● **DESCRIPTION OF THE TASK**
Without the pictures, set down the records below word for word.

● **RECORDS SUPPLIED**
──────────

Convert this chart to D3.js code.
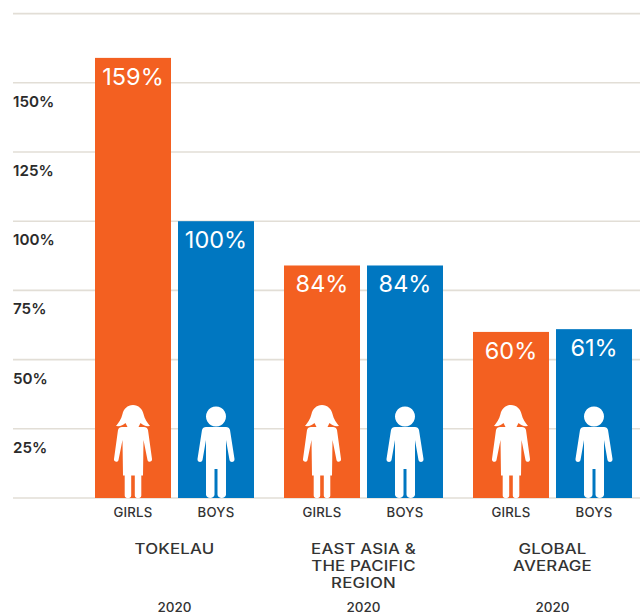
<!DOCTYPE html>
<html><head><meta charset="utf-8">
<script src="https://cdn.jsdelivr.net/npm/d3@7"></script>
<style>html,body{margin:0;padding:0;background:#fff}svg{display:block}text{font-family:Inter,"Open Sans",sans-serif}</style>
</head><body><div id="c"></div>
<script>
const regions = ["TOKELAU", "EAST ASIA &|THE PACIFIC|REGION", "GLOBAL|AVERAGE"];
const genders = ["GIRLS", "BOYS"];
const girls = [159, 84, 60];
const boys = [100, 84, 61];
const years = ["2020", "2020", "2020"];
const ticks = [25, 50, 75, 100, 125, 150];
const gridValues = [0, 25, 50, 75, 100, 125, 150, 175];
const colors = ["#f36021", "#0077c1"];

const W = 640, H = 614;
const svg = d3.select("#c").append("svg").attr("width", W).attr("height", H);
const y = d3.scaleLinear().domain([0, 175]).range([498, 13.6]);
const x0 = d3.scalePoint().domain(d3.range(regions.length)).range([95, 473]);
const x1 = d3.scaleBand().domain(genders).range([0, 159]).paddingInner(7 / 83).paddingOuter(0);

svg.append("g").selectAll("line").data(gridValues).join("line")
  .attr("x1", 13).attr("x2", W)
  .attr("y1", d => y(d)).attr("y2", d => y(d))
  .attr("stroke", "#e2ded6").attr("stroke-width", 1.6);

svg.append("g").selectAll("text").data(ticks).join("text")
  .attr("x", 13).attr("y", d => y(d) + 24)
  .attr("font-size", 15.2).attr("font-weight", 600).attr("fill", "#2b2b2b")
  .text(d => d + "%");

const girlPath = "M0,-93 C5.5,-93 9.5,-89 10.5,-84 C11.5,-79 14.5,-75 17,-72 C13,-71.5 10,-72.5 7.5,-75 L5.5,-71 L11,-71 C13,-71 14.5,-70 15,-68 L19,-39 C19.5,-36 15,-35 14.5,-38 L10.5,-58 L10,-22.5 L8.3,-22.5 L8.3,-2.5 C8.3,1 1.8,1 1.8,-2.5 L1.8,-22.5 L-1.8,-22.5 L-1.8,-2.5 C-1.8,1 -8.3,1 -8.3,-2.5 L-8.3,-22.5 L-10,-22.5 L-10.5,-58 L-14.5,-38 C-15,-35 -19.5,-36 -19,-39 L-15,-68 C-14.5,-70 -13,-71 -11,-71 L-5.5,-71 L-7.5,-75 C-10,-72.5 -13,-71.5 -17,-72 C-14.5,-75 -11.5,-79 -10.5,-84 C-9.5,-89 -5.5,-93 0,-93 Z";
const boyPath = "M0,-91.5 A10,10 0 1 1 -0.01,-91.5 Z M-10,-71 L10,-71 C12,-71 13.5,-70 14,-68 L18.5,-39 C19,-35.5 14,-35 13.5,-38 L10,-58 L10,-3.5 C10,1 1.5,1 1.5,-3.5 L1.5,-29 L-1.5,-29 L-1.5,-3.5 C-1.5,1 -10,1 -10,-3.5 L-10,-58 L-13.5,-38 C-14,-35 -19,-35.5 -18.5,-39 L-14,-68 C-13.5,-70 -12,-71 -10,-71 Z";

const rows = regions.flatMap((r, i) => [
  {i, g: "GIRLS", v: girls[i], c: colors[0], p: girlPath},
  {i, g: "BOYS", v: boys[i], c: colors[1], p: boyPath}
]);
const bw = x1.bandwidth();
const bars = svg.append("g").selectAll("g").data(rows).join("g")
  .attr("transform", d => `translate(${x0(d.i) + x1(d.g)},0)`);
bars.append("rect").attr("x", 0).attr("width", bw)
  .attr("y", d => y(d.v)).attr("height", d => y(0) - y(d.v)).attr("fill", d => d.c);
bars.append("text").attr("x", bw / 2).attr("y", d => y(d.v) + 27)
  .attr("text-anchor", "middle").attr("font-size", 23.5).attr("font-weight", 400).attr("fill", "#fff")
  .text(d => d.v + "%");
bars.append("path").attr("d", d => d.p).attr("fill", "#fff")
  .attr("transform", `translate(${bw / 2},${y(0)})`);
bars.append("text").attr("x", bw / 2).attr("y", 517)
  .attr("text-anchor", "middle").attr("font-size", 13.2).attr("letter-spacing", 0.25).attr("font-weight", 500).attr("fill", "#333")
  .text(d => d.g);

const groups = svg.append("g").selectAll("g").data(regions).join("g")
  .attr("transform", (d, i) => `translate(${x0(i) + 79.5},0)`);
groups.each(function (d) {
  d.split("|").forEach((ln, k) => {
    d3.select(this).append("text")
      .attr("transform", `translate(0,${554 + k * 17}) scale(1.2,1)`)
      .attr("text-anchor", "middle").attr("font-size", 14).attr("letter-spacing", 0.15).attr("font-weight", 500).attr("fill", "#333").text(ln);
  });
});
groups.append("text").data(years).attr("x", 0).attr("y", 612)
  .attr("text-anchor", "middle").attr("font-size", 13.5).attr("font-weight", 500).attr("fill", "#333")
  .text(d => d);
</script></body></html>
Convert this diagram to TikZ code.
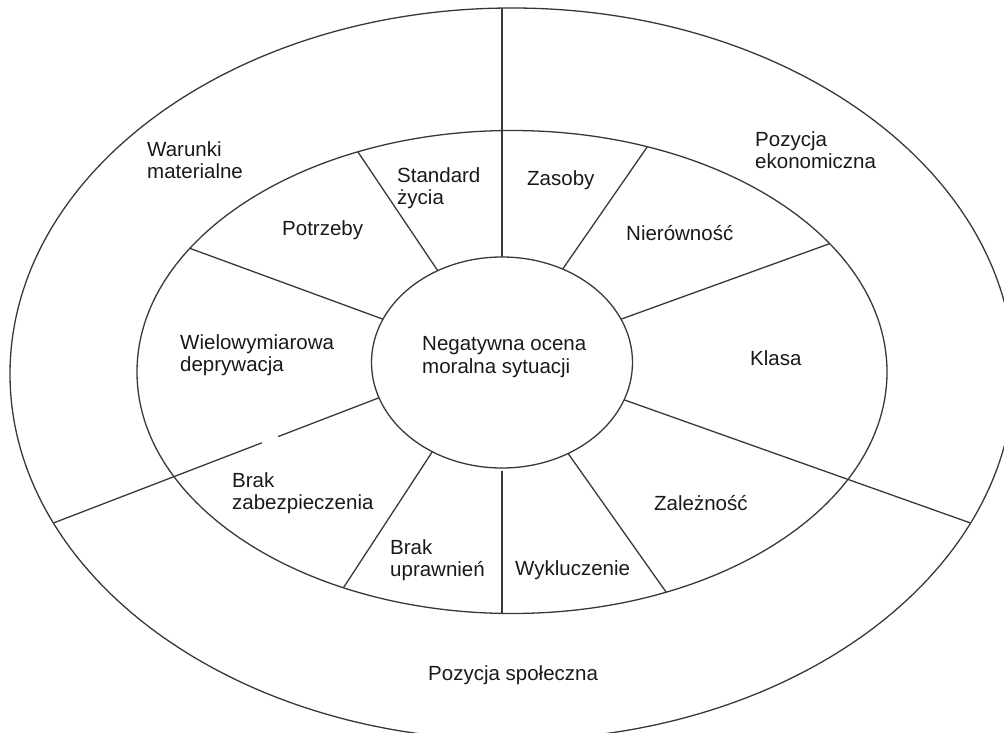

──────────

● **FINAL RESULT**
Convert this chart to D3.js code.
<!DOCTYPE html>
<html><head><meta charset="utf-8">
<script src="https://cdn.jsdelivr.net/npm/d3@7"></script>
<style>html,body{margin:0;padding:0;background:#fff}svg{display:block}text{font-family:Inter,"Open Sans",sans-serif}</style>
</head><body><div id="c"></div>
<script>
const regions = ["TOKELAU", "EAST ASIA &|THE PACIFIC|REGION", "GLOBAL|AVERAGE"];
const genders = ["GIRLS", "BOYS"];
const girls = [159, 84, 60];
const boys = [100, 84, 61];
const years = ["2020", "2020", "2020"];
const ticks = [25, 50, 75, 100, 125, 150];
const gridValues = [0, 25, 50, 75, 100, 125, 150, 175];
const colors = ["#f36021", "#0077c1"];

const W = 640, H = 614;
const svg = d3.select("#c").append("svg").attr("width", W).attr("height", H);
const y = d3.scaleLinear().domain([0, 175]).range([498, 13.6]);
const x0 = d3.scalePoint().domain(d3.range(regions.length)).range([95, 473]);
const x1 = d3.scaleBand().domain(genders).range([0, 159]).paddingInner(7 / 83).paddingOuter(0);

svg.append("g").selectAll("line").data(gridValues).join("line")
  .attr("x1", 13).attr("x2", W)
  .attr("y1", d => y(d)).attr("y2", d => y(d))
  .attr("stroke", "#e2ded6").attr("stroke-width", 1.6);

svg.append("g").selectAll("text").data(ticks).join("text")
  .attr("x", 13).attr("y", d => y(d) + 24)
  .attr("font-size", 15.2).attr("font-weight", 600).attr("fill", "#2b2b2b")
  .text(d => d + "%");

const girlPath = "M0,-93 C5.5,-93 9.5,-89 10.5,-84 C11.5,-79 14.5,-75 17,-72 C13,-71.5 10,-72.5 7.5,-75 L5.5,-71 L11,-71 C13,-71 14.5,-70 15,-68 L19,-39 C19.5,-36 15,-35 14.5,-38 L10.5,-58 L10,-22.5 L8.3,-22.5 L8.3,-2.5 C8.3,1 1.8,1 1.8,-2.5 L1.8,-22.5 L-1.8,-22.5 L-1.8,-2.5 C-1.8,1 -8.3,1 -8.3,-2.5 L-8.3,-22.5 L-10,-22.5 L-10.5,-58 L-14.5,-38 C-15,-35 -19.5,-36 -19,-39 L-15,-68 C-14.5,-70 -13,-71 -11,-71 L-5.5,-71 L-7.5,-75 C-10,-72.5 -13,-71.5 -17,-72 C-14.5,-75 -11.5,-79 -10.5,-84 C-9.5,-89 -5.5,-93 0,-93 Z";
const boyPath = "M0,-91.5 A10,10 0 1 1 -0.01,-91.5 Z M-10,-71 L10,-71 C12,-71 13.5,-70 14,-68 L18.5,-39 C19,-35.5 14,-35 13.5,-38 L10,-58 L10,-3.5 C10,1 1.5,1 1.5,-3.5 L1.5,-29 L-1.5,-29 L-1.5,-3.5 C-1.5,1 -10,1 -10,-3.5 L-10,-58 L-13.5,-38 C-14,-35 -19,-35.5 -18.5,-39 L-14,-68 C-13.5,-70 -12,-71 -10,-71 Z";

const rows = regions.flatMap((r, i) => [
  {i, g: "GIRLS", v: girls[i], c: colors[0], p: girlPath},
  {i, g: "BOYS", v: boys[i], c: colors[1], p: boyPath}
]);
const bw = x1.bandwidth();
const bars = svg.append("g").selectAll("g").data(rows).join("g")
  .attr("transform", d => `translate(${x0(d.i) + x1(d.g)},0)`);
bars.append("rect").attr("x", 0).attr("width", bw)
  .attr("y", d => y(d.v)).attr("height", d => y(0) - y(d.v)).attr("fill", d => d.c);
bars.append("text").attr("x", bw / 2).attr("y", d => y(d.v) + 27)
  .attr("text-anchor", "middle").attr("font-size", 23.5).attr("font-weight", 400).attr("fill", "#fff")
  .text(d => d.v + "%");
bars.append("path").attr("d", d => d.p).attr("fill", "#fff")
  .attr("transform", `translate(${bw / 2},${y(0)})`);
bars.append("text").attr("x", bw / 2).attr("y", 517)
  .attr("text-anchor", "middle").attr("font-size", 13.2).attr("letter-spacing", 0.25).attr("font-weight", 500).attr("fill", "#333")
  .text(d => d.g);

const groups = svg.append("g").selectAll("g").data(regions).join("g")
  .attr("transform", (d, i) => `translate(${x0(i) + 79.5},0)`);
groups.each(function (d) {
  d.split("|").forEach((ln, k) => {
    d3.select(this).append("text")
      .attr("transform", `translate(0,${554 + k * 17}) scale(1.2,1)`)
      .attr("text-anchor", "middle").attr("font-size", 14).attr("letter-spacing", 0.15).attr("font-weight", 500).attr("fill", "#333").text(ln);
  });
});
groups.append("text").data(years).attr("x", 0).attr("y", 612)
  .attr("text-anchor", "middle").attr("font-size", 13.5).attr("font-weight", 500).attr("fill", "#333")
  .text(d => d);
</script></body></html>
Convert this diagram to TikZ code.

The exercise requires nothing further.